ENERGY, enthusiasm and make like a microwave - that is what Western NSW FC coach Mark Rooke wants to see from his squad if the National Premier Leagues 4 competition resumes.
Though no firm return to play date has been set by Football NSW, Rooke is hopeful the coronavirus shutdown will soon end.
He can't wait for his squad, who played two games before season 2020 was put on hold, to resume training then make a return to competition.
And when they do, he wants them to show energy, he wants to see enthusiasm and he wants his squad to make like a microwave.
"It's all about energy and enthusiasm when people come back. No matter whether it's the same amount of games or different games, we have to hit the ground running when we do," Rooke said.
"It's a bit like a microwave, heat it up straight away and get going and get those wins early on and make sure we're at the top end of the competition."
Last season Western NSW managed just three wins and two draws across its 26 National Premier Leagues 3 games to finish 14th.
It meant they were relegated to NPL4 for season 2020, but with a handful of new recruits, Rooke is confident his squad can push for promotion.
He said his desire to do so has "certainly intensified" during the shutdown.
"I am so keen to get back and I know the group of players we've got there and I know what we can do for this season, it's just how we come together," he said.
"I just hope people have been doing the running programs I set out so that residual fitness is there and we can get on to other things.
"The guys that are there are certainly capable of reaching that semi-final area.
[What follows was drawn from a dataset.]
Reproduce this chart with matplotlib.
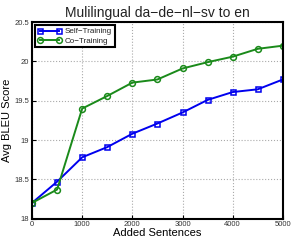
import matplotlib
matplotlib.use('Agg')
from matplotlib import pyplot as plt

added = [0, 500, 1000, 1500, 2000, 2500, 3000, 3500, 4000, 4500, 5000]
self_training = [18.2, 18.47, 18.78, 18.91, 19.08, 19.21, 19.35, 19.51, 19.61, 19.645, 19.77]
co_training = [18.2, 18.37, 19.40, 19.56, 19.73, 19.77, 19.91, 19.99, 20.06, 20.16, 20.20]

xticks = [0, 1000, 2000, 3000, 4000, 5000]
yticks = [18, 18.5, 19, 19.5, 20, 20.5]
ytick_labels = ['18', '18.5', '19', '19.5', '20', '20.5']

plt.rcParams['font.family'] = ['Liberation Sans', 'DejaVu Sans']
plt.rcParams['text.color'] = '#222222'

fig = plt.figure(figsize=(2.91, 2.4), dpi=100)
ax = fig.add_axes([0.110, 0.089, 0.862, 0.819])

ax.plot(added, self_training, color='#0000ee', lw=1.4, marker='s', ms=3.6,
        mfc='none', mew=1.1, label='Self\u2212Training')
ax.plot(added, co_training, color='#1a8a1a', lw=1.4, marker='o', ms=4.2,
        mfc='none', mew=1.1, label='Co\u2212Training')

ax.set_xlim(0, 5000)
ax.set_ylim(18, 20.5)
ax.set_xticks(xticks)
ax.set_xticklabels([str(t) for t in xticks])
ax.set_yticks(yticks)
ax.set_yticklabels(ytick_labels)
ax.tick_params(direction='in', labelsize=5.5, length=3, pad=2, labelcolor='#333333')
ax.grid(True, linestyle=':', color='#aaaaaa', lw=0.8)
for s in ax.spines.values():
    s.set_linewidth(1.5)

ax.set_title('Mulilingual da\u2212de\u2212nl\u2212sv to en', fontsize=10, pad=4)
ax.set_xlabel('Added Sentences', fontsize=8, labelpad=0)
ax.set_ylabel('Avg BLEU Score', fontsize=8, labelpad=2)

leg = ax.legend(loc='upper left', fontsize=5.8, numpoints=2, fancybox=False,
                borderaxespad=0.4, handlelength=3, handletextpad=0.4,
                borderpad=0.3, labelspacing=0.25, framealpha=1)
leg.get_frame().set_edgecolor('black')
leg.get_frame().set_linewidth(1.5)

fig.savefig('out.png', dpi=100)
It's a matter of fitness, getting on the park."
Initially the NPL4 competition had 22 rounds scheduled for 2020 and 12 clubs vying for the premiership.
Just what the season will look like if given the green light to resume, and if all 12 of those clubs will be part of the competition, remains to be seen.
Rooke knows there may be challenges, but feels the fact clubs have dedicated soccer grounds they call home could still see plenty of matches played.
"No-one really knows, it's about venue availability I suppose," he said.
"In the olden days there was a lot of sharing of venues with cricket and other sports and we would've really struggled to get fields, but as it stands now, pretty much everyone in our comp don't have cricket pitches in the middle and are their own venues.
"It's still a matter of ticking off with councils when we can use them, but if everything goes okay you'd like to think we continue on and play our competition.
He said mid-week matches would be "difficult", but the side will still have to travel regardless as Western prepares for a season full of unknowns.
Western's firsts side currently sits ninth on the ladder with a win and a draw from its two completed matches. The under 20s are 11th and under 18s 12th.